On 12 Jan 00, at 15:48, [EMAIL PROTECTED] wrote:
> ...in that case windowing is considered "prior art," and the patent is
> invalid on its face. Jud, assuming you have reasonable supporting
> documentation for your use of windowing prior to 1996, you should consider
> sending it to the U.S. patent and trademark office, http://www.uspto.gov
> (even if you have no desire to attempt to patent it - clearly, showing
> that you merely thought of it before 1996 in order to invalidate Joe
> Schmoe's patent is much easier than proving that you thought of it before
> anyone else did and seeking a patent yourself). Note that prior art is
> most easily established via publication, public use or sale - if you only
> wrote a windowing script for your own use, it may be more difficult to
> prove.
What about all the dialects of various languages which allow one to
declared windowed arrays? (e.g. Microsoft QBASIC released circa 1988
allows e.g. DIM PROFITS (1984 TO 2018))
Or, sliding variable-size windowing has been in the TCP definition
for at least twice as long as that.
I think the reason no-one bothered to patent or copyright the idea of
windowing is it is that it's so obvious ...
>
> >From a programming perspective, my own top "why 2K" question is this
> >this:
> even given that the person(s) who first used a mere 2 characters to store
> the year had good reason (e.g. severely limited computer memory) to do so,
> why didn't they use those 2 precious bytes as a 2-byte integer?
COBOL programmers probably declared the year variable as PIC(99) -
and a COBOL programmer has no direct means of knowing how that's
stored in memory. (Note that PIC 99 USAGE COMPUTATIONAL (binary)
would still require 7 bits whereas PIC 999 USAGE COMPUTATIONAL would
require 10 bits. PIC 9(4) USAGE COMPUTATIONAL is as near as you can
get to a 16-bit integer using COBOL but still only stores values 0000
- 9999. Anyway, back in the '60s, lots of systems had word lengths
based on multiples of 6 rather than of 8, so manipulating an explicit
16-bit integer would not neccessarily have been efficient!

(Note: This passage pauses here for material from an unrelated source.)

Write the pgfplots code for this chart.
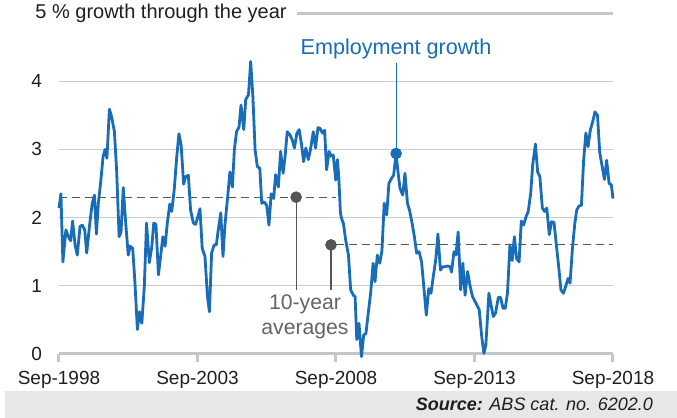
\documentclass[border=0pt]{standalone}
\usepackage{pgfplots}
\pgfplotsset{compat=1.18}
\usepackage{fontspec}
\setmainfont{Liberation Sans}
\definecolor{empblue}{RGB}{25,108,184}
\definecolor{gridgray}{RGB}{204,204,204}
\definecolor{axgray}{RGB}{198,198,198}
\definecolor{avggray}{RGB}{85,85,85}
\definecolor{txtgray}{RGB}{100,100,100}
\definecolor{bandgray}{RGB}{231,231,231}
\definecolor{txt}{RGB}{30,30,30}
\begin{document}
\begin{tikzpicture}
\path[use as bounding box] (0pt,0pt) rectangle (338.5pt,209pt);
\fill[bandgray] (2.5pt,0pt) rectangle (338.5pt,13.5pt);
\node[anchor=east,font=\fontsize{9}{10}\selectfont,text=txt] at (330pt,6.75pt) {\textbf{\textit{Source:}} \textit{ABS cat. no. 6202.0}};
\node[anchor=west,font=\fontsize{10}{12}\selectfont,text=txt,inner sep=0pt] at (17.5pt,202.5pt) {5 \% growth through the year};
\begin{axis}[at={(29.5pt,32pt)}, anchor=south west, scale only axis,
  width=277pt, height=170.5pt,
  xmin=0, xmax=20, ymin=0, ymax=5, clip=false,
  axis x line*=bottom, axis y line*=left,
  y axis line style={draw=none},
  x axis line style={axgray, line width=1.5pt, -},
  xtick={0,5,10,15,20},
  xticklabels={Sep-1998,Sep-2003,Sep-2008,Sep-2013,Sep-2018},
  ytick={0,1,2,3,4},
  yticklabels={0,1,2,3,4},
  tick align=outside,
  xtick style={axgray, line width=1.5pt},
  major tick length=4pt,
  ytick style={draw=none},
  ymajorgrids, grid style={gridgray, line width=0.6pt},
  tick label style={font=\fontsize{9.5}{11}\selectfont, text=txt},
  xticklabel style={yshift=-1pt},
  yticklabel style={xshift=-1pt},
]
\addplot[axgray, line width=1.5pt] coordinates {(8.59,5) (20,5)};
\addplot[avggray, line width=0.6pt, dash pattern=on 4pt off 2.5pt] coordinates {(0,2.3) (10,2.3)};
\addplot[avggray, line width=0.6pt, dash pattern=on 4pt off 2.5pt] coordinates {(10,1.6) (20,1.6)};
\addplot[avggray, line width=0.6pt, mark=*, mark size=2.6pt, mark indices={1}] coordinates {(8.56,2.3) (8.56,0.94)};
\addplot[avggray, line width=0.6pt, mark=*, mark size=2.6pt, mark indices={1}] coordinates {(9.82,1.6) (9.82,0.94)};
\addplot[empblue, line width=1.4pt, line join=round] coordinates {
(0,2.14) (0.07,2.35) (0.14,1.35) (0.25,1.82) (0.34,1.72) (0.42,1.66) (0.49,1.95) (0.58,1.60)
(0.66,1.45) (0.76,1.87) (0.84,1.89) (0.93,1.82) (1.0,1.48) (1.11,1.91) (1.2,2.21) (1.28,2.33)
(1.35,1.76) (1.42,2.21) (1.5,2.50) (1.59,2.89) (1.66,3.0) (1.73,2.87) (1.82,3.59) (1.9,3.48)
(2.0,3.26) (2.08,2.70) (2.17,1.72) (2.24,1.79) (2.32,2.44) (2.41,1.91) (2.5,1.45) (2.57,1.58)
(2.66,1.55) (2.74,1.06) (2.83,0.36) (2.91,0.62) (2.99,0.45) (3.08,0.99) (3.16,1.92) (3.26,1.34)
(3.35,1.57) (3.42,1.92) (3.5,1.90) (3.59,1.16) (3.67,1.44) (3.75,1.72) (3.83,1.58) (3.91,1.92)
(4.0,2.20) (4.07,2.09) (4.16,2.41) (4.25,2.89) (4.33,3.23) (4.41,3.06) (4.5,2.49) (4.57,2.60)
(4.67,2.62) (4.75,2.11) (4.85,1.92) (4.93,1.90) (5.01,2.01) (5.09,2.13) (5.17,1.55) (5.27,1.43)
(5.36,0.84) (5.43,0.62) (5.51,1.48) (5.6,1.60) (5.68,1.60) (5.75,1.82) (5.84,2.07) (5.92,1.43)
(5.99,1.89) (6.09,2.31) (6.17,2.67) (6.26,2.45) (6.33,2.99) (6.41,3.26) (6.5,3.33) (6.57,3.65)
(6.67,3.29) (6.74,3.73) (6.84,3.80) (6.92,4.29) (7.0,3.77) (7.08,2.99) (7.16,2.75) (7.25,2.72)
(7.32,2.21) (7.41,2.23) (7.5,2.18) (7.58,1.89) (7.66,2.35) (7.75,2.28) (7.82,2.63) (7.92,2.45)
(8.0,2.97) (8.09,2.65) (8.16,2.89) (8.24,3.26) (8.34,3.21) (8.42,3.14) (8.5,3.02) (8.59,3.24)
(8.67,3.29) (8.76,3.06) (8.83,2.82) (8.91,3.02) (9.0,2.85) (9.08,3.0) (9.18,3.26) (9.26,3.02)
(9.35,3.32) (9.42,3.31) (9.51,3.24) (9.59,3.28) (9.66,2.70) (9.75,2.97) (9.82,2.90) (9.9,2.92)
(9.99,2.55) (10.05,2.85) (10.1,2.6) (10.16,2.07) (10.2,1.99) (10.27,1.91) (10.35,1.67) (10.45,1.45)
(10.53,0.94) (10.63,0.86) (10.69,0.84) (10.75,0.21) (10.83,0.45) (10.92,-0.04) (11.0,0.28) (11.08,0.30)
(11.17,0.62) (11.25,0.89) (11.34,1.33) (11.41,1.06) (11.49,1.45) (11.58,1.33) (11.66,1.52) (11.74,2.21)
(11.83,2.04) (11.91,2.50) (12.01,2.58) (12.08,2.62) (12.17,2.94) (12.23,2.70) (12.31,2.43) (12.41,2.33)
(12.49,2.65) (12.58,2.21) (12.66,2.10) (12.75,1.91) (12.83,1.72) (12.91,1.48) (13.0,1.50) (13.09,1.35)
(13.18,0.94) (13.26,0.57) (13.35,0.96) (13.43,0.89) (13.51,1.13) (13.6,1.38) (13.68,1.76) (13.77,1.23)
(13.85,1.28) (13.93,1.28) (14.03,1.29) (14.12,1.28) (14.17,1.20) (14.26,1.50) (14.33,1.45) (14.41,1.79)
(14.5,0.94) (14.58,1.33) (14.66,0.86) (14.75,1.21) (14.85,0.98) (14.93,0.84) (15.02,0.77) (15.11,0.70)
(15.17,0.65) (15.26,0.26) (15.34,0.01) (15.41,0.13) (15.52,0.89) (15.61,0.69) (15.68,0.55) (15.76,0.60)
(15.86,0.83) (15.94,0.83) (16.03,0.67) (16.11,0.67) (16.19,0.89) (16.28,1.60) (16.36,1.37) (16.44,1.72)
(16.52,1.40) (16.61,1.35) (16.69,1.95) (16.77,1.89) (16.86,2.01) (16.94,2.09) (17.03,2.36) (17.1,2.77)
(17.2,3.08) (17.28,2.67) (17.36,2.60) (17.45,2.14) (17.53,2.09) (17.61,2.14) (17.7,1.75) (17.78,1.94)
(17.87,1.93) (17.95,1.62) (18.04,1.28) (18.12,0.94) (18.21,0.89) (18.29,0.99) (18.38,1.11) (18.45,1.04)
(18.53,1.52) (18.62,1.91) (18.69,2.11) (18.77,2.17) (18.86,2.18) (18.94,2.84) (19.02,3.24) (19.1,3.04)
(19.18,3.28) (19.27,3.41) (19.35,3.55) (19.44,3.50) (19.52,2.96) (19.6,2.77) (19.69,2.56) (19.77,2.84)
(19.86,2.50) (19.94,2.48) (20.0,2.28)
};
\addplot[empblue, line width=0.6pt, mark=*, mark size=2.6pt, mark indices={1}] coordinates {(12.17,2.94) (12.17,4.27)};
\node[text=empblue, font=\fontsize{10.8}{13}\selectfont, anchor=south, inner sep=0pt] at (axis cs:12.17,4.32) {Employment growth};
\node[text=txtgray, font=\fontsize{10.6}{12.5}\selectfont, align=center, anchor=north, inner sep=0pt] at (axis cs:8.88,0.88) {10-year\\averages};
\end{axis}
\end{tikzpicture}
\end{document}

Note that, on an 8 bit machine, COBOL compilers would group together
variables defined as PIC 99 and align them on byte boundaries, this
actually gives quite reasonable packing & makes arithmetic easy
provided you have BCD arithmetic instructions. In fact, this is why
modern processors retain BCD arithmetic - the instructions are hardly
ever used, except by programs written in COBOL!